Here are a few important notes.
- Replace "INSERT_NAME_OF_YOUR_PROTEIN" with the name of your protein. This must match the name that you put in the
protein
column inmetaData.tsv
. - "INSERT_INSERTION_INFO" should be replaced with something like this (If you have insertions) "i1 = insert G, i2 = insert GS, i3 = insert GSG".
- Add as many conditions as you have. The "INSERT_CONDITION_1" line should be replaced with the condition name in the raw data file. (The names across the top row)
- Try to keep all the descriptions brief.
"INSERT_NAME_OF_YOUR_PROTEIN": {
"experiment_description": "INSERT_EXPERIMENT_DESCRIPTION",
"protein_type": "INSERT_PROTEIN_TYPE",
"publication_name": "INSERT_NAME_OF_PUBLICATION",
"publication_link": "INSERT_URL",
"insertion_info": "INSERT_INSERTION_INFO",
"conditions": {
"INSERT_CONDITION_1": {
"low": "INSERT_CONDITION_1_LOW_EFFECT_SIZE_DESCRIPTION",
"high": "INSERT_CONDITION_1_HIGH_EFFECT_SIZE_DESCRIPTION",
"assay_description": "INSERT_CONDITION_1_ASSAY_DESCRIPTION"
},
"INSERT_CONDITION_2": {
"low": "INSERT_CONDITION_2_LOW_EFFECT_SIZE_DESCRIPTION",
"high": "INSERT_CONDITION_2_LOW_EFFECT_SIZE_DESCRIPTION",
"assay_description": "INSERT_CONDITION_2_LOW_EFFECT_SIZE_DESCRIPTION"
}
}
}
If the protein that you are adding is a gpcr. Go to gpcr_db website, search for your gpcr, and download an SVG of the snakeplot. It's important to note, that the N and C terminal domains, as well as the intra and extra cellular domains are hidden by default. Before downloading the SVG you must click on the squares to expand them.
After expanding all the squares click the download button and select the "SVG" option. Save the SVG in the /dms/data/snake/
directory. Change the name of the file to be the name of your protein that you put in metaData.tsv
. For example, GPR68.svg
.
wrangle.R will read all of the raw data, and format it to be compatible with the visualizer. The output of the script is dms_data_wrangled.csv
. The script will overwrite the dms_data_wrangled.csv
file that is currently in the /dms/data/directory
. So if you do not want lose the original, give it a new name or save it somewhere else.

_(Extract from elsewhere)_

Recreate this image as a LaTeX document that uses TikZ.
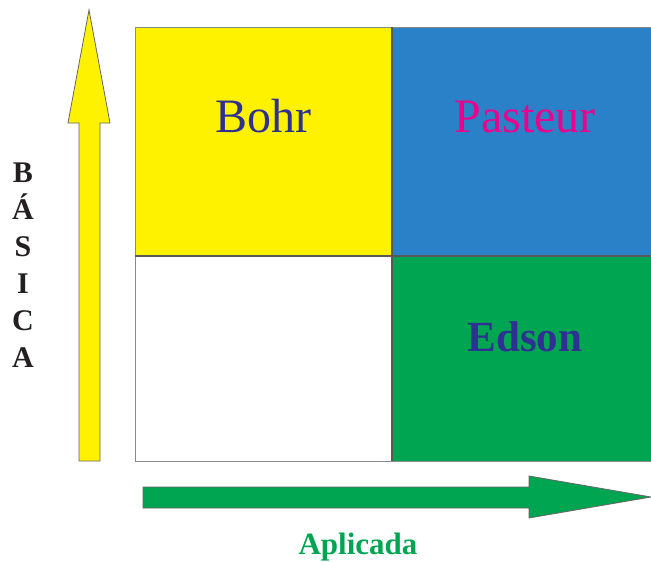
\documentclass[tikz,border=0pt]{standalone}
\usepackage{fontspec}
\setmainfont{Liberation Serif}
\definecolor{cyel}{HTML}{FFF200}
\definecolor{cblue}{HTML}{2A81C8}
\definecolor{cgreen}{HTML}{00A551}
\definecolor{cnavy}{HTML}{2E3192}
\definecolor{cmag}{HTML}{EC008C}
\definecolor{cdark}{HTML}{231F20}
\definecolor{cline}{HTML}{8A8A8A}
\tikzset{
  cell/.style={draw=cline, line width=1pt},
  midline/.style={draw=black!65, line width=1.2pt},
  arrowshape/.style={draw=black!60, line width=0.8pt, line join=miter},
  celltext/.style={anchor=base, inner sep=0pt, font=\fontsize{48}{50}\selectfont},
}
\begin{document}
\begin{tikzpicture}[x=1pt,y=-1pt]
\useasboundingbox (0,0) rectangle (651,562);
\fill[white] (0,0) rectangle (651,562);
% cells
\fill[cyel] (135,27) rectangle (392,256);
\fill[cblue] (392,27) rectangle (651,256);
\fill[white] (135,256) rectangle (392,461);
\fill[cgreen] (392,256) rectangle (651,461);
\draw[cell] (651,27) -- (135,27) -- (135,461) -- (651,461);
\draw[midline] (392,27) -- (392,461);
\draw[midline] (135,256) -- (651,256);
% vertical yellow arrow
\draw[arrowshape, fill=cyel] (79,461) -- (79,123) -- (68,123) -- (89,10) -- (110,123) -- (100,123) -- (100,461) -- cycle;
% horizontal green arrow
\draw[arrowshape, fill=cgreen] (143,487) -- (529,487) -- (529,476) -- (651,497) -- (529,518) -- (529,508) -- (143,508) -- cycle;
% texts
\node[celltext, text=cnavy] (bohr) at (263,132) {Bohr};
\node[celltext, text=cmag] (pasteur) at (525,132) {Pasteur};
\node[anchor=base, inner sep=0pt, text=cnavy, font=\fontsize{43}{45}\selectfont\bfseries] (edson) at (525,351) {Edson};
\node[anchor=base, inner sep=0pt, text=cgreen, font=\fontsize{31}{33}\selectfont\bfseries] (aplicada) at (358,554) {Aplicada};
\foreach \l [count=\i from 0] in {B,Á,S,I,C,A} {
  \node[anchor=base, inner sep=0pt, text=cdark, font=\fontsize{30}{32}\selectfont\bfseries] (bas\i) at (23,182+37*\i) {\l};
}
\end{tikzpicture}
\end{document}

To run wrangle.R simply open a terminal in the /dms/data
and run Rscript wrangle.R
.
Before you actually push anything to GitHub, I recommend that you test the visualizer locally to make sure everything looks they way it should. To do this, install Visual Studio Code. Click on the extension window and install the "Live Server" extension.
After it is installed. Open the directory in Visual Studio Code where you cloned the repository. Then click "Go Live" button. (Should be on the bottom right hand side of the screen.)
That should open a tab in your internet browser. Click on dms_vis.html to open the visualization. (It may be in the JGEnglishLab.gihub.io/
folder.) This will pull up a local version of the visualization. Verify that everything looks right. If it does then you are ready to push your data.
To go live, open a terminal where you cloned the repository. If you type git status
you should see a list of files that have been changed.
You will need to git add
the files that you want to commit. Specifically you should git add
the following files.
metaData.tsv
dms_data_wrangled.csv
- The file you added to the
dms/data/gnomad
directory - The file you added to the
dms/data/raw_data
dirctory - The file you added to the
dms/data/snake
directory (If a gpcr) description.json
After you've used git add
to add those files. Do git status
one more time to make sure that you added everything that you want.
Then commit the changes by typing git commit -m "..."
(Replace the ... with a message describing the changes you are about to make.) Then type git push
. Once the push has finished your new data should be live!